Jonathan already pointed out that positional arguments are passed as a
tuple:

Here goes:

    >>> d = Dummy()
>     >>> d[1]
>     ((1,), {})
>     >>> d[1, 2]
>     (((1, 2),), {})
>     >>> d[:]
>     ((slice(None, None, None),), {})
>     >>> d['a':'b']
>     ((slice('a', 'b', None),), {})
> We see that the interpreter passes to __getitem__ a single positional
> argument (which is usually called the key).

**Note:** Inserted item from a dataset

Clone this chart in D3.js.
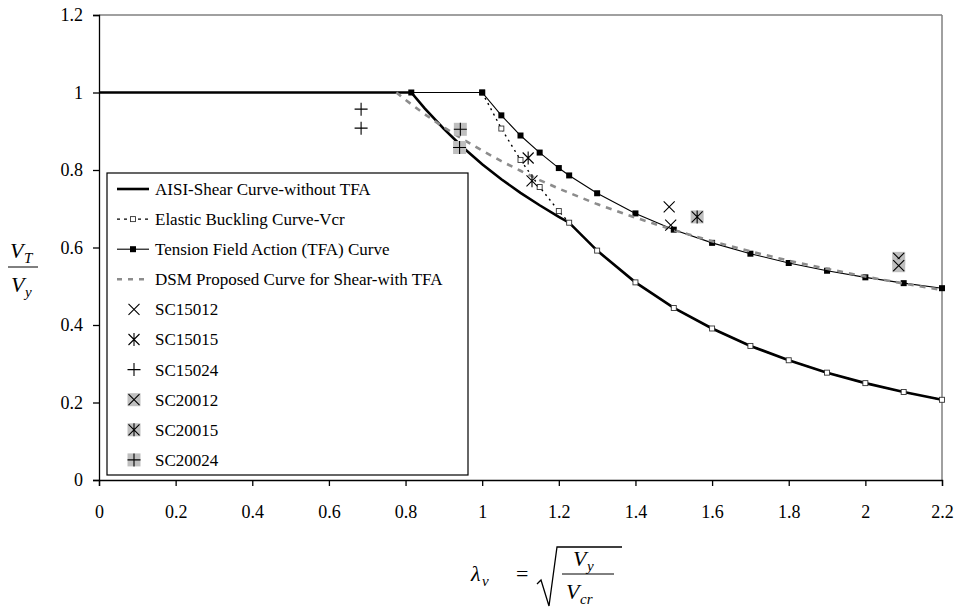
<html lang="en">
<head>
  <title>Shear Strength Curves</title>
  <meta charset="utf-8">
  <script src="https://cdnjs.cloudflare.com/ajax/libs/d3/7.8.5/d3.min.js"></script>
  <style>
    body { margin: 0; background: white; }
    text { font-family: 'Liberation Serif', 'Times New Roman', serif; fill: black; }
    .tick_label { font-size: 18px; }
    .legend_text { font-size: 17px; }
    .math { font-size: 22px; font-style: italic; }
    .math_sub { font-size: 15px; font-style: italic; }
  </style>
</head>

<body>
  <svg id = 'canvas' style = 'width: 962px; height: 612px;'></svg>
</body>

<script>

// curves, x = slenderness lambda_v, y = V_T / V_y
var lambda_aisi = [0, 0.815, 0.85, 0.9, 0.95, 1.0, 1.05, 1.1, 1.15, 1.2, 1.227, 1.3, 1.4, 1.5, 1.6, 1.7, 1.8, 1.9, 2.0, 2.1, 2.2];
var v_aisi = [1, 1, 0.959, 0.906, 0.858, 0.815, 0.776, 0.741, 0.709, 0.679, 0.664, 0.592, 0.510, 0.444, 0.391, 0.346, 0.309, 0.277, 0.250, 0.227, 0.207];

var lambda_elastic = [1.0, 1.05, 1.1, 1.15, 1.2, 1.227, 1.3, 1.4, 1.5, 1.6, 1.7, 1.8, 1.9, 2.0, 2.1, 2.2];
var v_elastic = [1, 0.907, 0.826, 0.756, 0.694, 0.664, 0.592, 0.510, 0.444, 0.391, 0.346, 0.309, 0.277, 0.250, 0.227, 0.207];

var lambda_tfa = [0.815, 1.0, 1.05, 1.1, 1.15, 1.2, 1.227, 1.3, 1.4, 1.5, 1.6, 1.7, 1.8, 1.9, 2.0, 2.1, 2.2];
var v_tfa = [1, 1, 0.941, 0.889, 0.845, 0.805, 0.786, 0.740, 0.688, 0.646, 0.612, 0.584, 0.560, 0.540, 0.523, 0.508, 0.495];

var lambda_dsm = [0.776, 0.8, 0.85, 0.9, 0.95, 1.0, 1.05, 1.1, 1.15, 1.2, 1.227, 1.3, 1.4, 1.5, 1.6, 1.7, 1.8, 1.9, 2.0, 2.1, 2.2];
var v_dsm = [1, 0.981, 0.944, 0.910, 0.879, 0.850, 0.823, 0.798, 0.774, 0.752, 0.741, 0.712, 0.677, 0.645, 0.616, 0.590, 0.566, 0.545, 0.525, 0.507, 0.490];

// test results
var sc15012 = [[1.488, 0.705], [1.492, 0.658]];
var sc15015 = [[1.12, 0.831], [1.13, 0.772]];
var sc15024 = [[0.684, 0.957], [0.684, 0.908]];
var sc20012 = [[2.087, 0.572], [2.087, 0.553]];
var sc20015 = [[1.561, 0.679]];
var sc20024 = [[0.943, 0.905], [0.941, 0.858]];

var x_ticks = [0, 0.2, 0.4, 0.6, 0.8, 1, 1.2, 1.4, 1.6, 1.8, 2, 2.2];
var y_ticks = [0, 0.2, 0.4, 0.6, 0.8, 1, 1.2];

var legend_names = ['AISI-Shear Curve-without TFA', 'Elastic Buckling Curve-Vcr', 'Tension Field Action (TFA) Curve',
                    'DSM Proposed Curve for Shear-with TFA', 'SC15012', 'SC15015', 'SC15024', 'SC20012', 'SC20015', 'SC20024'];

/*******************************************************************************/
// Scales and frame

var plot_left = 99, plot_top = 15, plot_right = 942, plot_bottom = 480;
var svg = d3.select('#canvas');

var xScale = d3.scaleLinear().domain([0, 2.2]).range([plot_left, plot_right]);
var yScale = d3.scaleLinear().domain([0, 1.2]).range([plot_bottom, plot_top]);

function zip(xs, ys){ return xs.map(function(x, i){ return [x, ys[i]]; }); }

svg.append('line').attr('x1', plot_left).attr('y1', plot_top).attr('x2', plot_right).attr('y2', plot_top)
  .style('stroke', '#808080').style('stroke-width', 1.5);
svg.append('line').attr('x1', plot_right).attr('y1', plot_top).attr('x2', plot_right).attr('y2', plot_bottom)
  .style('stroke', '#808080').style('stroke-width', 1.5);

var xAxis = svg.append('g').attr('transform', 'translate(0,' + plot_bottom + ')')
  .call(d3.axisBottom(xScale).tickValues(x_ticks).tickSize(6).tickPadding(16).tickFormat(function(d){ return '' + d; }));
var yAxis = svg.append('g').attr('transform', 'translate(' + plot_left + ',0)')
  .call(d3.axisLeft(yScale).tickValues(y_ticks).tickSize(6).tickPadding(10).tickFormat(function(d){ return '' + d; }));

[xAxis, yAxis].forEach(function(a){
  a.select('.domain').style('stroke', 'black').style('stroke-width', 1.3);
  a.selectAll('.tick line').style('stroke', 'black').style('stroke-width', 1.3);
  a.selectAll('.tick text').attr('class', 'tick_label');
  a.attr('font-family', null).attr('font-size', null);
});
xAxis.selectAll('.tick text').attr('dy', '0.9em');

/*******************************************************************************/
// Curves

var line = d3.line().x(function(d){ return xScale(d[0]); }).y(function(d){ return yScale(d[1]); });

var styles = {
  aisi:    { stroke: 'black', width: 2.6, dash: null },
  elastic: { stroke: 'black', width: 1.4, dash: '2,4' },
  tfa:     { stroke: 'black', width: 1.1, dash: null },
  dsm:     { stroke: '#8c8c8c', width: 2.6, dash: '6,6' }
};

function drawCurve(pts, st){
  svg.append('path').datum(pts).attr('d', line)
    .style('fill', 'none').style('stroke', st.stroke).style('stroke-width', st.width)
    .style('stroke-dasharray', st.dash);
}

drawCurve(zip(lambda_aisi, v_aisi), styles.aisi);
drawCurve(zip(lambda_elastic, v_elastic), styles.elastic);
svg.selectAll('.el_mark').data(zip(lambda_elastic, v_elastic)).enter().append('rect')
  .attr('x', function(d){ return xScale(d[0]) - 2.5; }).attr('y', function(d){ return yScale(d[1]) - 2.5; })
  .attr('width', 5).attr('height', 5).style('fill', 'white').style('stroke', '#333').style('stroke-width', 0.9);
drawCurve(zip(lambda_tfa, v_tfa), styles.tfa);
svg.selectAll('.tfa_mark').data(zip(lambda_tfa, v_tfa)).enter().append('rect')
  .attr('x', function(d){ return xScale(d[0]) - 3; }).attr('y', function(d){ return yScale(d[1]) - 3; })
  .attr('width', 6).attr('height', 6).style('fill', 'black');
drawCurve(zip(lambda_dsm, v_dsm), styles.dsm);

/*******************************************************************************/
// Test markers

function markerPath(type, s){
  var p = '';
  if(type == 'x' || type == 'star'){ p += 'M' + (-s) + ',' + (-s) + 'L' + s + ',' + s + 'M' + (-s) + ',' + s + 'L' + s + ',' + (-s); }
  if(type == 'star'){ p += 'M0,' + (-s - 1) + 'L0,' + (s + 1); }
  if(type == 'plus'){ p += 'M' + (-s - 1) + ',0L' + (s + 1) + ',0M0,' + (-s - 1) + 'L0,' + (s + 1); }
  return p;
}

function drawMarker(g, type, grey){
  if(grey){ g.append('rect').attr('x', -6.5).attr('y', -6.5).attr('width', 13).attr('height', 13).style('fill', '#bfbfbf'); }
  g.append('path').attr('d', markerPath(type, 5.5)).style('stroke', 'black').style('stroke-width', 1.1).style('fill', 'none');
}

var tests = [
  { pts: sc15012, type: 'x', grey: false },
  { pts: sc15015, type: 'star', grey: false },
  { pts: sc15024, type: 'plus', grey: false },
  { pts: sc20012, type: 'x', grey: true },
  { pts: sc20015, type: 'star', grey: true },
  { pts: sc20024, type: 'plus', grey: true }
];

tests.forEach(function(t){
  t.pts.forEach(function(d){
    var g = svg.append('g').attr('transform', 'translate(' + xScale(d[0]) + ',' + yScale(d[1]) + ')');
    drawMarker(g, t.type, t.grey);
  });
});

/*******************************************************************************/
// Legend

var legend = svg.append('g');
legend.append('rect').attr('x', 107).attr('y', 173).attr('width', 361).attr('height', 302)
  .style('fill', 'white').style('stroke', 'black').style('stroke-width', 1.2);

legend_names.forEach(function(name, i){
  var y = 189 + i*30.1;
  var g = legend.append('g').attr('transform', 'translate(0,' + y + ')');
  if(i == 0){ g.append('line').attr('x1', 117).attr('x2', 149).style('stroke', 'black').style('stroke-width', 2.6); }
  if(i == 1){
    g.append('line').attr('x1', 117).attr('x2', 149).style('stroke', 'black').style('stroke-width', 1.4).style('stroke-dasharray', '3,4');
    g.append('rect').attr('x', 130.5).attr('y', -2.5).attr('width', 5).attr('height', 5).style('fill', 'white').style('stroke', '#333').style('stroke-width', 0.9);
  }
  if(i == 2){
    g.append('line').attr('x1', 117).attr('x2', 149).style('stroke', 'black').style('stroke-width', 1.1);
    g.append('rect').attr('x', 130).attr('y', -3).attr('width', 6).attr('height', 6).style('fill', 'black');
  }
  if(i == 3){ g.append('line').attr('x1', 117).attr('x2', 149).style('stroke', '#8c8c8c').style('stroke-width', 2.6).style('stroke-dasharray', '5,6'); }
  if(i >= 4){
    var t = tests[i - 4];
    drawMarker(g.append('g').attr('transform', 'translate(134,0)'), t.type, t.grey);
  }
  g.append('text').attr('class', 'legend_text').attr('x', 155).attr('y', 0).attr('dy', '0.35em').text(name);
});

/*******************************************************************************/
// Axis titles

var ylab = svg.append('g');
ylab.append('text').attr('class', 'math').attr('x', 10).attr('y', 258).text('V');
ylab.append('text').attr('class', 'math_sub').attr('x', 24).attr('y', 263).text('T');
ylab.append('line').attr('x1', 8).attr('x2', 38).attr('y1', 267).attr('y2', 267).style('stroke', 'black').style('stroke-width', 1);
ylab.append('text').attr('class', 'math').attr('x', 11).attr('y', 292).text('V');
ylab.append('text').attr('class', 'math_sub').attr('x', 25).attr('y', 297).text('y');

var xlab = svg.append('g');
xlab.append('text').attr('class', 'math').attr('x', 471).attr('y', 581).text('λ');
xlab.append('text').attr('class', 'math_sub').attr('x', 482).attr('y', 586).text('v');
xlab.append('text').attr('x', 516).attr('y', 581).style('font-size', '22px').text('=');
xlab.append('path').attr('d', 'M537,584 L541,580 L549,606 L557,547 L622,547')
  .style('fill', 'none').style('stroke', 'black').style('stroke-width', 1.3);
xlab.append('text').attr('class', 'math').attr('x', 573).attr('y', 566).text('V');
xlab.append('text').attr('class', 'math_sub').attr('x', 587).attr('y', 571).text('y');
xlab.append('line').attr('x1', 562).attr('x2', 614).attr('y1', 574).attr('y2', 574).style('stroke', 'black').style('stroke-width', 1);
xlab.append('text').attr('class', 'math').attr('x', 566).attr('y', 599).text('V');
xlab.append('text').attr('class', 'math_sub').attr('x', 580).attr('y', 604).text('cr');

</script>
</html>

This is another difference
> between d[something] and f(something).


I believe he was saying it would be weird if `d[1, 2]` called
`d.__getitem__((1, 2))` but `d[1, 2, x=3]` called `d.__getitem__(1, 2,
x=3)`. More generally, if `__getitem__` always receives a single positional
argument now, it should probably stay that way for consistency.